SBD/Issue 81/Sports Media

HBO's Greenburg Says Another NHL-Themed "24/7" A "No-Brainer"

Greenburg Thinks "24/7" Series Can
Become A "Game-Changer" For HBO

HBO was "so enamored with its groundbreaking experiment with the NHL and vice versa, it seems certain the relationship will continue with a follow-up next season," according to Scott Burnside of ESPN.com. The reaction to "24/7 Penguins/Capitals: Road to the Winter Classic" was so positive, HBO Sports President Ross Greenburg said that the network "couldn't walk away from the project." Greenburg: "You can't do that to the American public." He added a "24/7 Part II" is a "no-brainer." Capitals VP & GM George McPhee said that he "would recommend to any other NHL GM or team that they take advantage of the opportunity should it present itself." McPhee: "It might have been the most fun I've ever had in this business." NHL COO John Collins "thinks the series has the potential to be a defining moment for the league." Collins: "Hopefully it'll be a game-changer for us." Greenburg said, "They're ecstatic at the NHL. We brought the game life." He added that he "thinks the '24/7' series might be a 'game-changer' for the network in terms of opening doors to other sports like baseball, which had previously been reluctant to provide the access the NHL ultimately allowed" (ESPN.com, 1/7). In N.Y., Larry Brooks wrote, "If HBO's bang-up, compelling '24/7' is going to become a standard lead-in to the Winter Classic, then it's likely clubs will be chosen to play in the NHL's signature Jan. 1 outdoor game by virtue of their willingness to provide access to the cameras and microphones, or eliminated thereto." An NHL official, when asked whether the league has the power to compel cooperation with HBO, said, "No, but we do control who is selected to play in the Winter Classic" (N.Y. POST, 1/9).

COOL AS ICE: SI.com's Stu Hackel wrote "24/7" was "exquisite." HBO "made great use of their access by bringing viewers into areas of the game that most fans never see: the dressing room, practice facilities, planes and buses, players’ homes, meetings and strategy sessions, the awarding of the shovel and hard hat after games and ... lots of terrific on ice audio of players and officials." The "mini-portraits of the players, especially those who are not the great stars" Alex Ovechkin and Sidney Crosby, "were revealing" (SI.com, 1/7).  In Pittsburgh, Rob Rossi wrote, "The time for a first-rate NHL Films is now, because the success of '24/7' showed that the want of people -- regular people, not just die-hard hockey fans -- is expertly executed specialty programs such as what HBO churned out the past four weeks." The NHL needs to "continue capturing that passion" (Pittsburgh TRIBUNE-REVIEW, 1/9).
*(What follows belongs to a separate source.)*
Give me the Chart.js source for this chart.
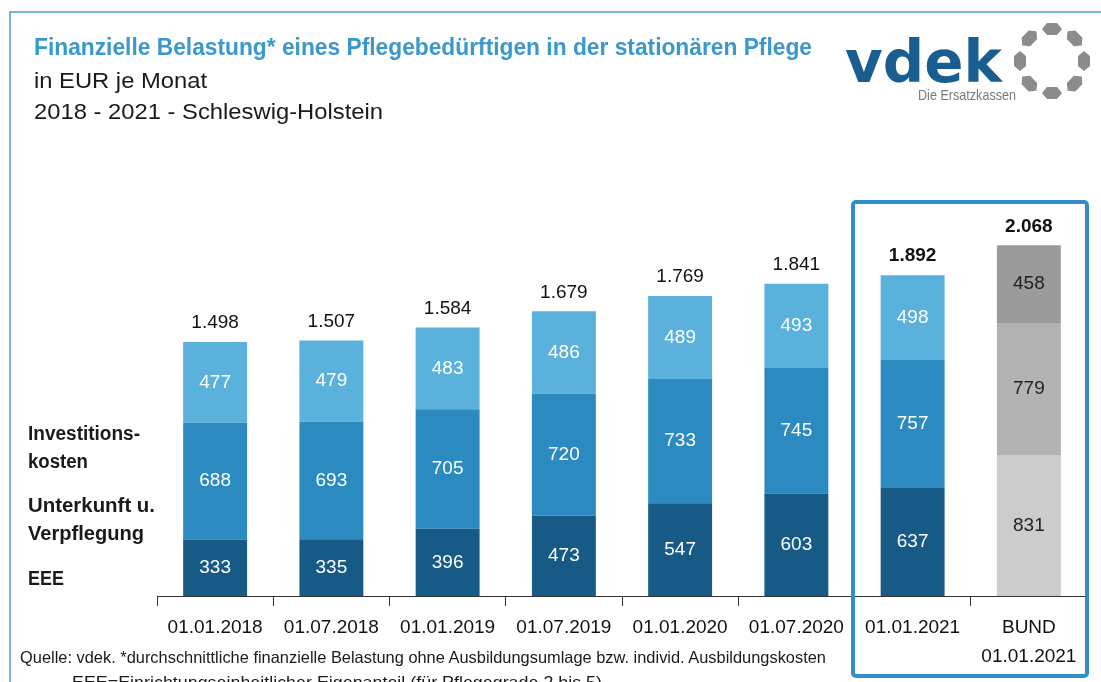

COLD SHOULDER? In Edmonton, John Mackinnon wrote of the Winter Classic, "Positioning this event as part of the 'grow-the-game' effort in the U.S., particularly in terms of TV ratings, is understandable." But distancing it from the '03 Canadiens-Oilers Heritage Classic, "at least in a marketing sense, by identifying the Buffalo game as the first of its kind, or necessarily situating the Winter Classic in the U.S., excluding the Canadian teams from the rotation, seems wrong." Mackinnon: "Yes, Calgary will play host to a second Heritage Classic, but given the NHL's marketing approach, to borrow a Seinfeld-ism, it seems like 'lesser babka.' That's not right" (EDMONTON JOURNAL, 1/9).